Exclude the pictures and return every line exactly as written.
* * * * *
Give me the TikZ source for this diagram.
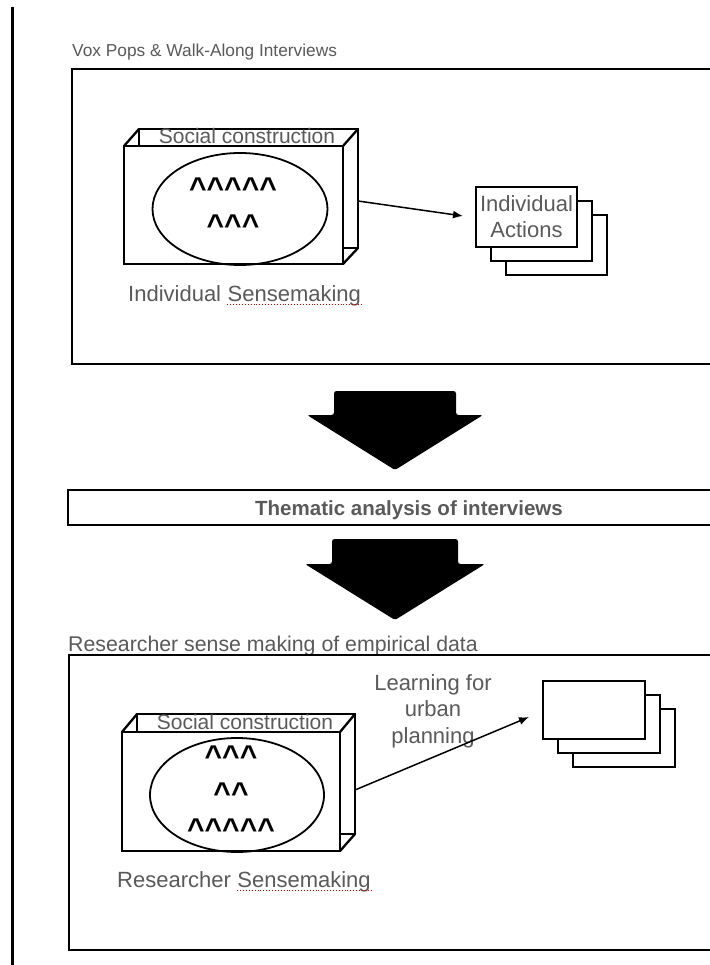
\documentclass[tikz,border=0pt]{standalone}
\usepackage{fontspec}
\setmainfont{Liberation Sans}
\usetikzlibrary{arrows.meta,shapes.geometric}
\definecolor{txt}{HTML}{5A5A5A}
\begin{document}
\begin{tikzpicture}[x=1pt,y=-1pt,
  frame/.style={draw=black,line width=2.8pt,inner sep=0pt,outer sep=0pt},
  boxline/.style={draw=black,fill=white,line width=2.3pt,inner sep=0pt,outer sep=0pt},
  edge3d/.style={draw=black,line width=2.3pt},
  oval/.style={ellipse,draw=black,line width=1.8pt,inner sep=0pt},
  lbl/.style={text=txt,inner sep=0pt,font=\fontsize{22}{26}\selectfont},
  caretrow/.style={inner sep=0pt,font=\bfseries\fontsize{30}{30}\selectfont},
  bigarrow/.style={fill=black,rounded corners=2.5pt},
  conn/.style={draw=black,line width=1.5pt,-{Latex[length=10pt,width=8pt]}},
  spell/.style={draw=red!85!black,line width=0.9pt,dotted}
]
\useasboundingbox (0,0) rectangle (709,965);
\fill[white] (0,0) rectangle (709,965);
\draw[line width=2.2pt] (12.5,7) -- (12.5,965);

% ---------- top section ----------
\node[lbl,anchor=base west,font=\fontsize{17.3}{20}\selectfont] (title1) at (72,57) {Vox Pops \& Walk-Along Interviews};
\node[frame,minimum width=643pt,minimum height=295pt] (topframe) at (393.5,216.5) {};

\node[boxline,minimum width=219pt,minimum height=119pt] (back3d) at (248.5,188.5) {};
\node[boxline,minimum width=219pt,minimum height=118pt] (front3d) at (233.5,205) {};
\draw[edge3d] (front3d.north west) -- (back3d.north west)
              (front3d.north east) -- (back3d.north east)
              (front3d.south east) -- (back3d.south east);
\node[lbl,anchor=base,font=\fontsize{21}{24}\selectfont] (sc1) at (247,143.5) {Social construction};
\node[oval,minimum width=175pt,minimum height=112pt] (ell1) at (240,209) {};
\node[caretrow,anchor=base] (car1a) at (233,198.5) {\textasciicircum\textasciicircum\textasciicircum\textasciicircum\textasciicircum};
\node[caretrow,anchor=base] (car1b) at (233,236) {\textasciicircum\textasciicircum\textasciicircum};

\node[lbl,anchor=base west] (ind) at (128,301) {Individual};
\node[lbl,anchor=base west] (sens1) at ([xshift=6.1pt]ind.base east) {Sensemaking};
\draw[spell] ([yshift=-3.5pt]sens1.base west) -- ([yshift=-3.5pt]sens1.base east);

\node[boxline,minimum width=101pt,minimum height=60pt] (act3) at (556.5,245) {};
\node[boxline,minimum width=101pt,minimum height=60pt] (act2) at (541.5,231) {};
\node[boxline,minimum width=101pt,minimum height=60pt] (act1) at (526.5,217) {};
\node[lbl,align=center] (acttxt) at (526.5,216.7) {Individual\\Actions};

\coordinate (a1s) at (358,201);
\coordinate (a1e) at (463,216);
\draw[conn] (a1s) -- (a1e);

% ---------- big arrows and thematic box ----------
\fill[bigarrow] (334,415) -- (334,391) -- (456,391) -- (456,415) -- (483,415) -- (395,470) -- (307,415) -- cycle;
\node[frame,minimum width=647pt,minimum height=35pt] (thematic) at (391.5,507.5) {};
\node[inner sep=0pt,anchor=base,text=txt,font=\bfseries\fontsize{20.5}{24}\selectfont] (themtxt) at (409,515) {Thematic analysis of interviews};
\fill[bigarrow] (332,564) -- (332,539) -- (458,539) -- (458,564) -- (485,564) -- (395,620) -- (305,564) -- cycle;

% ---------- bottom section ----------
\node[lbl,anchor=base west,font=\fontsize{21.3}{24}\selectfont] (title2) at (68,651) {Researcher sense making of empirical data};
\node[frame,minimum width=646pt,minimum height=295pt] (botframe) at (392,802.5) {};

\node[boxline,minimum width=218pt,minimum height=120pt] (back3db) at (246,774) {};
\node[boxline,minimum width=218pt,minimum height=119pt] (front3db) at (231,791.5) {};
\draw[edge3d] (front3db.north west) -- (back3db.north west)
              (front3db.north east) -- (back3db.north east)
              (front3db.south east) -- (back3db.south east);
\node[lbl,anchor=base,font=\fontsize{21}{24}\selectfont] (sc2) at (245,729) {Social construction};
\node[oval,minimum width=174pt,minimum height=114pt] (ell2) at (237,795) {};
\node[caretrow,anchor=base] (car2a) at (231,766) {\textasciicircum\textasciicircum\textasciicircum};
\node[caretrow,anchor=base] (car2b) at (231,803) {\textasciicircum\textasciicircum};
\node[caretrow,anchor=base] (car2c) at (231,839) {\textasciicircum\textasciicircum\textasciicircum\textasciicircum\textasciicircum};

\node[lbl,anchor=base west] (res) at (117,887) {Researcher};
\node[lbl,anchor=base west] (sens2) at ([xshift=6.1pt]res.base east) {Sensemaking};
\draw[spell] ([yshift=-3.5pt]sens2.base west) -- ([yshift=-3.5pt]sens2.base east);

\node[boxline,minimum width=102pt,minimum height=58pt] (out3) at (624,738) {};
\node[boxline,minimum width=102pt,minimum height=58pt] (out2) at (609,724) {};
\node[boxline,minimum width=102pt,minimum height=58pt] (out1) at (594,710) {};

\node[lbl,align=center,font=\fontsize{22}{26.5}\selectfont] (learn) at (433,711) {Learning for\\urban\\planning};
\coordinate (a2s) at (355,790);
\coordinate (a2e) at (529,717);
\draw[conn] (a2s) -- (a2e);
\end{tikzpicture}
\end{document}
* * * * *
Output for this exercise
Give me the TikZ source for this diagram.
\documentclass[tikz,border=0pt]{standalone}
\usepackage{fontspec}
\setmainfont{Liberation Sans}
\usetikzlibrary{arrows.meta,shapes.geometric}
\definecolor{txt}{HTML}{5A5A5A}
\begin{document}
\begin{tikzpicture}[x=1pt,y=-1pt,
  frame/.style={draw=black,line width=2.8pt,inner sep=0pt,outer sep=0pt},
  boxline/.style={draw=black,fill=white,line width=2.3pt,inner sep=0pt,outer sep=0pt},
  edge3d/.style={draw=black,line width=2.3pt},
  oval/.style={ellipse,draw=black,line width=1.8pt,inner sep=0pt},
  lbl/.style={text=txt,inner sep=0pt,font=\fontsize{22}{26}\selectfont},
  caretrow/.style={inner sep=0pt,font=\bfseries\fontsize{30}{30}\selectfont},
  bigarrow/.style={fill=black,rounded corners=2.5pt},
  conn/.style={draw=black,line width=1.5pt,-{Latex[length=10pt,width=8pt]}},
  spell/.style={draw=red!85!black,line width=0.9pt,dotted}
]
\useasboundingbox (0,0) rectangle (709,965);
\fill[white] (0,0) rectangle (709,965);
\draw[line width=2.2pt] (12.5,7) -- (12.5,965);

% ---------- top section ----------
\node[lbl,anchor=base west,font=\fontsize{17.3}{20}\selectfont] (title1) at (72,57) {Vox Pops \& Walk-Along Interviews};
\node[frame,minimum width=643pt,minimum height=295pt] (topframe) at (393.5,216.5) {};

\node[boxline,minimum width=219pt,minimum height=119pt] (back3d) at (248.5,188.5) {};
\node[boxline,minimum width=219pt,minimum height=118pt] (front3d) at (233.5,205) {};
\draw[edge3d] (front3d.north west) -- (back3d.north west)
              (front3d.north east) -- (back3d.north east)
              (front3d.south east) -- (back3d.south east);
\node[lbl,anchor=base,font=\fontsize{21}{24}\selectfont] (sc1) at (247,143.5) {Social construction};
\node[oval,minimum width=175pt,minimum height=112pt] (ell1) at (240,209) {};
\node[caretrow,anchor=base] (car1a) at (233,198.5) {\textasciicircum\textasciicircum\textasciicircum\textasciicircum\textasciicircum};
\node[caretrow,anchor=base] (car1b) at (233,236) {\textasciicircum\textasciicircum\textasciicircum};

\node[lbl,anchor=base west] (ind) at (128,301) {Individual};
\node[lbl,anchor=base west] (sens1) at ([xshift=6.1pt]ind.base east) {Sensemaking};
\draw[spell] ([yshift=-3.5pt]sens1.base west) -- ([yshift=-3.5pt]sens1.base east);

\node[boxline,minimum width=101pt,minimum height=60pt] (act3) at (556.5,245) {};
\node[boxline,minimum width=101pt,minimum height=60pt] (act2) at (541.5,231) {};
\node[boxline,minimum width=101pt,minimum height=60pt] (act1) at (526.5,217) {};
\node[lbl,align=center] (acttxt) at (526.5,216.7) {Individual\\Actions};

\coordinate (a1s) at (358,201);
\coordinate (a1e) at (463,216);
\draw[conn] (a1s) -- (a1e);

% ---------- big arrows and thematic box ----------
\fill[bigarrow] (334,415) -- (334,391) -- (456,391) -- (456,415) -- (483,415) -- (395,470) -- (307,415) -- cycle;
\node[frame,minimum width=647pt,minimum height=35pt] (thematic) at (391.5,507.5) {};
\node[inner sep=0pt,anchor=base,text=txt,font=\bfseries\fontsize{20.5}{24}\selectfont] (themtxt) at (409,515) {Thematic analysis of interviews};
\fill[bigarrow] (332,564) -- (332,539) -- (458,539) -- (458,564) -- (485,564) -- (395,620) -- (305,564) -- cycle;

% ---------- bottom section ----------
\node[lbl,anchor=base west,font=\fontsize{21.3}{24}\selectfont] (title2) at (68,651) {Researcher sense making of empirical data};
\node[frame,minimum width=646pt,minimum height=295pt] (botframe) at (392,802.5) {};

\node[boxline,minimum width=218pt,minimum height=120pt] (back3db) at (246,774) {};
\node[boxline,minimum width=218pt,minimum height=119pt] (front3db) at (231,791.5) {};
\draw[edge3d] (front3db.north west) -- (back3db.north west)
              (front3db.north east) -- (back3db.north east)
              (front3db.south east) -- (back3db.south east);
\node[lbl,anchor=base,font=\fontsize{21}{24}\selectfont] (sc2) at (245,729) {Social construction};
\node[oval,minimum width=174pt,minimum height=114pt] (ell2) at (237,795) {};
\node[caretrow,anchor=base] (car2a) at (231,766) {\textasciicircum\textasciicircum\textasciicircum};
\node[caretrow,anchor=base] (car2b) at (231,803) {\textasciicircum\textasciicircum};
\node[caretrow,anchor=base] (car2c) at (231,839) {\textasciicircum\textasciicircum\textasciicircum\textasciicircum\textasciicircum};

\node[lbl,anchor=base west] (res) at (117,887) {Researcher};
\node[lbl,anchor=base west] (sens2) at ([xshift=6.1pt]res.base east) {Sensemaking};
\draw[spell] ([yshift=-3.5pt]sens2.base west) -- ([yshift=-3.5pt]sens2.base east);

\node[boxline,minimum width=102pt,minimum height=58pt] (out3) at (624,738) {};
\node[boxline,minimum width=102pt,minimum height=58pt] (out2) at (609,724) {};
\node[boxline,minimum width=102pt,minimum height=58pt] (out1) at (594,710) {};

\node[lbl,align=center,font=\fontsize{22}{26.5}\selectfont] (learn) at (433,711) {Learning for\\urban\\planning};
\coordinate (a2s) at (355,790);
\coordinate (a2e) at (529,717);
\draw[conn] (a2s) -- (a2e);
\end{tikzpicture}
\end{document}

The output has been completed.